What the exercise asks: Return a copy of each line that holds the string "this".

Provided information:
* * *

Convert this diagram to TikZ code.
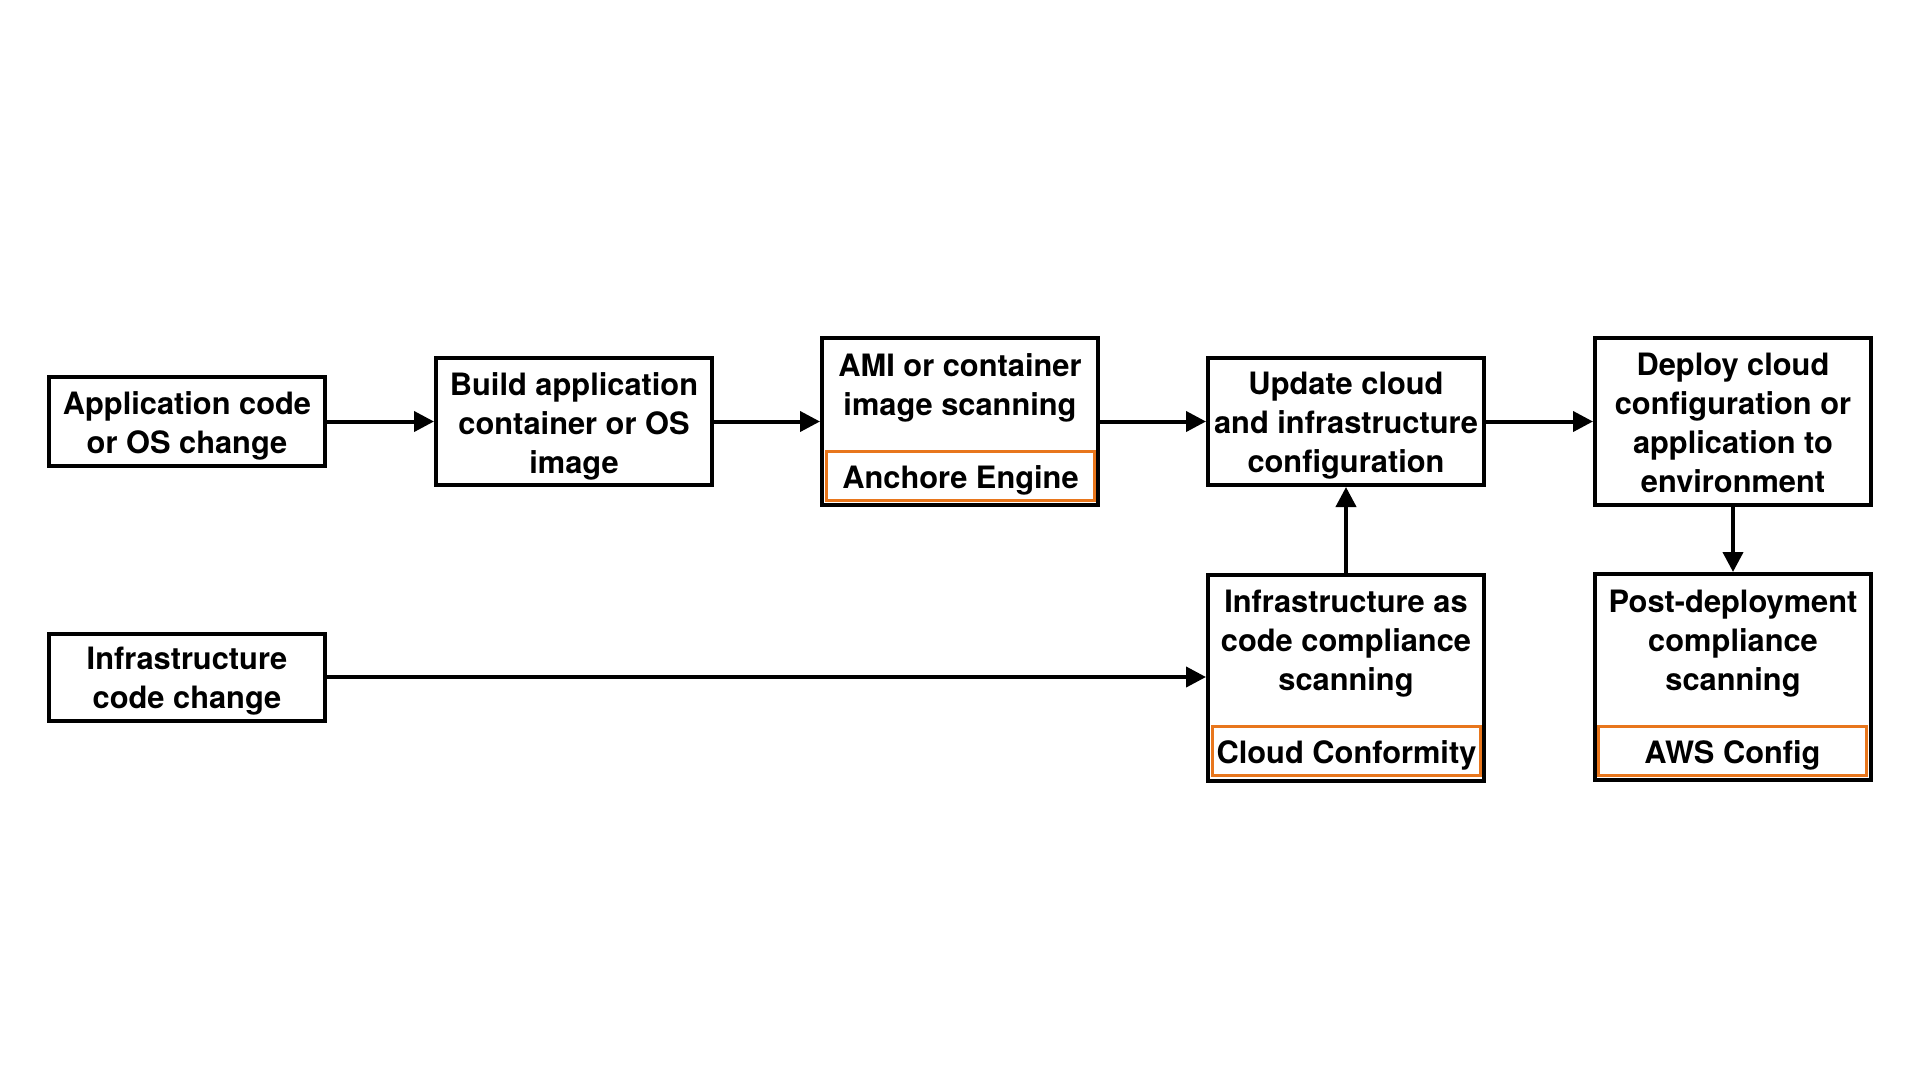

* * *

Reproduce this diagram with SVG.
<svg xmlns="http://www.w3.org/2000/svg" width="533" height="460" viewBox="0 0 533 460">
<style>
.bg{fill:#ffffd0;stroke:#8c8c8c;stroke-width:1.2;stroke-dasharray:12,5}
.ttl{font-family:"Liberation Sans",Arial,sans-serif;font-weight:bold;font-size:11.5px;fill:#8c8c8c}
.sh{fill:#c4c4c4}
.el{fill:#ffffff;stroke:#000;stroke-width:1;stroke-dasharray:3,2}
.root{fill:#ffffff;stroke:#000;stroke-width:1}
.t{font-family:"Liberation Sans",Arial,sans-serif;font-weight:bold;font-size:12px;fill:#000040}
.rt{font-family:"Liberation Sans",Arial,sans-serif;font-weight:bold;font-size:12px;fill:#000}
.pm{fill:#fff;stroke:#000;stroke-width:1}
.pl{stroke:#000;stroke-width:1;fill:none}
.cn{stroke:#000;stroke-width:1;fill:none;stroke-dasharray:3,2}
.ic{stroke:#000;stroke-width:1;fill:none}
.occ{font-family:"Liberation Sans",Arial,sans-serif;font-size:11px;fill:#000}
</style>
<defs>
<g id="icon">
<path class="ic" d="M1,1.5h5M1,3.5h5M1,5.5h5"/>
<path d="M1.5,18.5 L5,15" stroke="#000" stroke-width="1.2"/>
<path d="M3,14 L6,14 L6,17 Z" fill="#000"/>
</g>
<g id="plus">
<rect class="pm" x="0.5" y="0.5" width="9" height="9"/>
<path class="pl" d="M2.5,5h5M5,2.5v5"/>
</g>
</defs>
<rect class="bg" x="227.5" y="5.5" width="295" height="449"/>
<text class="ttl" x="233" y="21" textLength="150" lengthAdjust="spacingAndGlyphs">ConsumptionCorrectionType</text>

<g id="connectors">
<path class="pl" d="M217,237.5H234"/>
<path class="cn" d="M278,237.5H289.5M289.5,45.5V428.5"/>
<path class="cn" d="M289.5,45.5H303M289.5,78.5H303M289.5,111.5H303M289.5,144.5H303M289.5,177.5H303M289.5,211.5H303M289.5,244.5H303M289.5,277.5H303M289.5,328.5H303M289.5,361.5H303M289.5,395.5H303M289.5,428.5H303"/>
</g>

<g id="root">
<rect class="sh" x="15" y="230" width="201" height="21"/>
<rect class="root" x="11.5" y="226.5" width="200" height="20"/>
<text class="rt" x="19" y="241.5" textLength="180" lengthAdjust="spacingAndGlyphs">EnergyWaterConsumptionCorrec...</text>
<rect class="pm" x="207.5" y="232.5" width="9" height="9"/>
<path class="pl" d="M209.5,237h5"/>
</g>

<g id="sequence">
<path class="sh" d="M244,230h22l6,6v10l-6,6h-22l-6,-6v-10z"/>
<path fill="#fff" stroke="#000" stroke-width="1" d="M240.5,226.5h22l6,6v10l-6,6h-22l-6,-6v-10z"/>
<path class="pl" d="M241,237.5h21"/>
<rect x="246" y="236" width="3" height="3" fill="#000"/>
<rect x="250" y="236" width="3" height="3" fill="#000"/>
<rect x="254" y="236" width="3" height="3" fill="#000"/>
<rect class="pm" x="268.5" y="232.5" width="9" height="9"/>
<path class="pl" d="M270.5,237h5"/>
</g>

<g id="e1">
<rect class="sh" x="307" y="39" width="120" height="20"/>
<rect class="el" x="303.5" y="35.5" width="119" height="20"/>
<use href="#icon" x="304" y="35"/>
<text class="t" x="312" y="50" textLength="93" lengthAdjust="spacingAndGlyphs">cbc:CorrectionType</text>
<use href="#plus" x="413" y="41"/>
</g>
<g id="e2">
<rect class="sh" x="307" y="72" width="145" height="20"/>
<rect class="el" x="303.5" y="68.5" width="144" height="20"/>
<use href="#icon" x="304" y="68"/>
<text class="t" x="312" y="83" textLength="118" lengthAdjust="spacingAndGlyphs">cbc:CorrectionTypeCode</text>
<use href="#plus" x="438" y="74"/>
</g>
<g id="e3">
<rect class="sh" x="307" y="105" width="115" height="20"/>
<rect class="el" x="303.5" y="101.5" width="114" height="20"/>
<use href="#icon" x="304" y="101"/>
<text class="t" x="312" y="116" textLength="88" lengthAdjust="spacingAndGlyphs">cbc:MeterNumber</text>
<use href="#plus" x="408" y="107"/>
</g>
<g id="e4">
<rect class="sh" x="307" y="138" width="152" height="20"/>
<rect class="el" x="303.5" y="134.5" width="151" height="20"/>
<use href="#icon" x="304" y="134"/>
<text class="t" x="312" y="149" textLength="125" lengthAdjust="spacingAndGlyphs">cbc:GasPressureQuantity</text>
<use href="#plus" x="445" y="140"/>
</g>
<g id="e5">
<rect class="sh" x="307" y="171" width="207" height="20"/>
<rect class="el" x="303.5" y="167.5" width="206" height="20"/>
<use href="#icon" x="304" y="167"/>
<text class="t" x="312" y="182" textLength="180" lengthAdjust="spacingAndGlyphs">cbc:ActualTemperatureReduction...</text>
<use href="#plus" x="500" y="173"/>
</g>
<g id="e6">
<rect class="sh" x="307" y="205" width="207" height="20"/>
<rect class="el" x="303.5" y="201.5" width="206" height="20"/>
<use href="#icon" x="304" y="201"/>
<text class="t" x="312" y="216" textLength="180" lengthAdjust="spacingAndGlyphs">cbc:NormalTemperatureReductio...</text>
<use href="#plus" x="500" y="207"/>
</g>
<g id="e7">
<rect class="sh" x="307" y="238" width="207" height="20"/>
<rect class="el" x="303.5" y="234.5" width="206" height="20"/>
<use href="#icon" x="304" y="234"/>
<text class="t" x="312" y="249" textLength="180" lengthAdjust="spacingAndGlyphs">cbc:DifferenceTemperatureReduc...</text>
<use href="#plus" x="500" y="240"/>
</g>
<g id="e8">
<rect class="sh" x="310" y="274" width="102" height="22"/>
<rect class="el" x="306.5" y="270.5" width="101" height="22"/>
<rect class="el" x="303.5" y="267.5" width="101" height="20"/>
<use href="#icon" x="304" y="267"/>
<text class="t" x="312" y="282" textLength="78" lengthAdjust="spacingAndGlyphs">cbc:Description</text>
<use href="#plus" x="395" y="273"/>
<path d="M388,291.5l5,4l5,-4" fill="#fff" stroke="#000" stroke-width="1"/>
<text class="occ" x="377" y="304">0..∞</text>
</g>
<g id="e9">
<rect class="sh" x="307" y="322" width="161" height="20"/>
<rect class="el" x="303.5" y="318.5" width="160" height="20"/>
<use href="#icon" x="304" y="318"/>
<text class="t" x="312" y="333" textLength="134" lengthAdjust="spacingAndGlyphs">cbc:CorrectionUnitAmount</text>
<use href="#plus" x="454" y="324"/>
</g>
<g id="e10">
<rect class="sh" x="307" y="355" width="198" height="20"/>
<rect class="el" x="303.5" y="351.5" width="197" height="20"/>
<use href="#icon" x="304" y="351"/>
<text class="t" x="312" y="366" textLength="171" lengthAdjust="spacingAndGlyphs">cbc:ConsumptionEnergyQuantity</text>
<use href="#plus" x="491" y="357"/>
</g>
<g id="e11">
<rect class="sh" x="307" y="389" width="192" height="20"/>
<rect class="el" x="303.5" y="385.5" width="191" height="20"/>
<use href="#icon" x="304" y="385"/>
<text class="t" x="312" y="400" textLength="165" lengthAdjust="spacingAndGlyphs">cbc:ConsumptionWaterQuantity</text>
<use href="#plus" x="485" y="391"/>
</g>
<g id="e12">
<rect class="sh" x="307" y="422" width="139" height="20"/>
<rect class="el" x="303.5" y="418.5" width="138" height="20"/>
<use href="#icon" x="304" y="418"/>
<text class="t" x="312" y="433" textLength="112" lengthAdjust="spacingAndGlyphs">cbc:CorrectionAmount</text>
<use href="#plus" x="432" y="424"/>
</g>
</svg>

* * *

Exercise output:
Convert this diagram to TikZ code.
Reproduce this diagram with SVG.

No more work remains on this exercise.